- [PROBLEM TO SOLVE]
Retype, exactly as they stand, the lines from the start of the data to the line that contains "pin = list(range(-50, -7))", both ends included. Leave the pictures out.

-.-.-

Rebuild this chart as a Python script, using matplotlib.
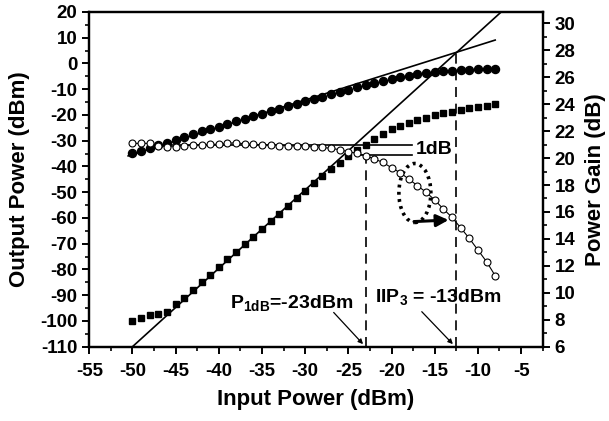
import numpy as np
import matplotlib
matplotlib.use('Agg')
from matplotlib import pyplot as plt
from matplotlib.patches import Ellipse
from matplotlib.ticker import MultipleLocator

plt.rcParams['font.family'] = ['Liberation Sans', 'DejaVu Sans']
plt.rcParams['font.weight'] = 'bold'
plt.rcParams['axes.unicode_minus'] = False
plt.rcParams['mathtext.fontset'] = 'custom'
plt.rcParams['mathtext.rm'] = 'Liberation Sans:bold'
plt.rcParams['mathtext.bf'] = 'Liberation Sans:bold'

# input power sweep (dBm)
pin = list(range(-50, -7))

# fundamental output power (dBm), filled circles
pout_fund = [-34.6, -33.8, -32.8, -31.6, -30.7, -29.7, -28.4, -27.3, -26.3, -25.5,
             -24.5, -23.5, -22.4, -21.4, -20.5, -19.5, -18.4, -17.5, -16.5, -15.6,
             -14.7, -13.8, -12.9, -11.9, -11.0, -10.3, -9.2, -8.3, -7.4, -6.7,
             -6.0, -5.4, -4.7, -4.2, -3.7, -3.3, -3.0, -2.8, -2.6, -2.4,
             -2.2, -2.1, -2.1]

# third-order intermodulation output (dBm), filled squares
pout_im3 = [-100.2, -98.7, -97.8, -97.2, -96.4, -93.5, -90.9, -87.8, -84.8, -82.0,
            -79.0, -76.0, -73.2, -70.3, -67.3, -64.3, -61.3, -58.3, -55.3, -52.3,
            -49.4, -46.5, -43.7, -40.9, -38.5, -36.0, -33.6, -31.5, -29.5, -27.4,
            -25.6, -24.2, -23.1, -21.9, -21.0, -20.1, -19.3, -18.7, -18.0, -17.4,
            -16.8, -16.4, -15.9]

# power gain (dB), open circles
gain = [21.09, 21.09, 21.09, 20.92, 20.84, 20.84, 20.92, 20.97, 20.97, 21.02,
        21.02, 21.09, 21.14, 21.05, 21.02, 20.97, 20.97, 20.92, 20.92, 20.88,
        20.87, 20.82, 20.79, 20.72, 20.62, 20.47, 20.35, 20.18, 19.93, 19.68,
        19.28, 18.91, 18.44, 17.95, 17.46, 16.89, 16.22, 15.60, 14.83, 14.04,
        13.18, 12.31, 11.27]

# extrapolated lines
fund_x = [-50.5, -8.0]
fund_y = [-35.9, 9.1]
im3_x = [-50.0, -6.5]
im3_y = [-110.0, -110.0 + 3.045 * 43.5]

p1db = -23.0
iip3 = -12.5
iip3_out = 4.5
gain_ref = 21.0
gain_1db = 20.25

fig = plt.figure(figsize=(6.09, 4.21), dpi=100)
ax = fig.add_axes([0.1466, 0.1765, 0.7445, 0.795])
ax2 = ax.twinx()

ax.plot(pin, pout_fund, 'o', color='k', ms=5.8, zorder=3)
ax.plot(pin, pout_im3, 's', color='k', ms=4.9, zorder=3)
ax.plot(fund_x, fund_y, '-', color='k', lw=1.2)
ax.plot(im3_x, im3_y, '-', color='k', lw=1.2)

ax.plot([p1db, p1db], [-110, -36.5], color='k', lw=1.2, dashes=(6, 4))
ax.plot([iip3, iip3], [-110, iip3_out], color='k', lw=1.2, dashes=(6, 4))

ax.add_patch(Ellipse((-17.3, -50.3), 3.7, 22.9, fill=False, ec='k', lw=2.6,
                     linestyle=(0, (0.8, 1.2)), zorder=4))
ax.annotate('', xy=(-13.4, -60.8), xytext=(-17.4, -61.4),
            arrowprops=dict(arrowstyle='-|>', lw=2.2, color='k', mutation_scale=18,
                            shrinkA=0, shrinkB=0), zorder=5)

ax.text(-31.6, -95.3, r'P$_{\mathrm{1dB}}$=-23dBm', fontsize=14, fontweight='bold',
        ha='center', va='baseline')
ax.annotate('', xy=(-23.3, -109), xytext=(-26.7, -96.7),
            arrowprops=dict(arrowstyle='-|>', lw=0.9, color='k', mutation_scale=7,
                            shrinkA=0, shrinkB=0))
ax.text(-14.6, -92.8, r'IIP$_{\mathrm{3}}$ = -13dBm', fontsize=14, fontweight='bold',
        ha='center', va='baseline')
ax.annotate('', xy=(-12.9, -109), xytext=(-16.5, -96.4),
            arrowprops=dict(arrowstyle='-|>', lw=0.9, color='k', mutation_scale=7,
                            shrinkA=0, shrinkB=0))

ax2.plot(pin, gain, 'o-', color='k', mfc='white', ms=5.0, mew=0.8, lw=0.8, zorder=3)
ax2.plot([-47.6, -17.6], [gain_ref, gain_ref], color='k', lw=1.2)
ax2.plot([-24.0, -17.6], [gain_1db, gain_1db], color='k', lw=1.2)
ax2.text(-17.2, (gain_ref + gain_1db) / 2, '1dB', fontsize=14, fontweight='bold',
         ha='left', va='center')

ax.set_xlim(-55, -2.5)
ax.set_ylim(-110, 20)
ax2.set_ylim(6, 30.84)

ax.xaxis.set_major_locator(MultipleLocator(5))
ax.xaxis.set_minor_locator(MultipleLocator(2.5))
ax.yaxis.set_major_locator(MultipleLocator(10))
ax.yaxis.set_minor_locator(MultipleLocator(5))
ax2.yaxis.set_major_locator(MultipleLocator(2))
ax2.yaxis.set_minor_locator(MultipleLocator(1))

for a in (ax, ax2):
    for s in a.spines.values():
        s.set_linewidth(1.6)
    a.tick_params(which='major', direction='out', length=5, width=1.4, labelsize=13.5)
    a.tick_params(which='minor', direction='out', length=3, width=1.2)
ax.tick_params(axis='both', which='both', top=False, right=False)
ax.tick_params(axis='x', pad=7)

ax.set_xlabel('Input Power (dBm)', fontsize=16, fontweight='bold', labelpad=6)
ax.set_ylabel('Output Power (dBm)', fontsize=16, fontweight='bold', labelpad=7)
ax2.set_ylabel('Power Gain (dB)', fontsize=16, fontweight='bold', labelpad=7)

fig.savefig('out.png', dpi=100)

-.-.-

- [TASK SOLUTION]
Rebuild this chart as a Python script, using matplotlib.
import numpy as np
import matplotlib
matplotlib.use('Agg')
from matplotlib import pyplot as plt
from matplotlib.patches import Ellipse
from matplotlib.ticker import MultipleLocator

plt.rcParams['font.family'] = ['Liberation Sans', 'DejaVu Sans']
plt.rcParams['font.weight'] = 'bold'
plt.rcParams['axes.unicode_minus'] = False
plt.rcParams['mathtext.fontset'] = 'custom'
plt.rcParams['mathtext.rm'] = 'Liberation Sans:bold'
plt.rcParams['mathtext.bf'] = 'Liberation Sans:bold'

# input power sweep (dBm)
pin = list(range(-50, -7))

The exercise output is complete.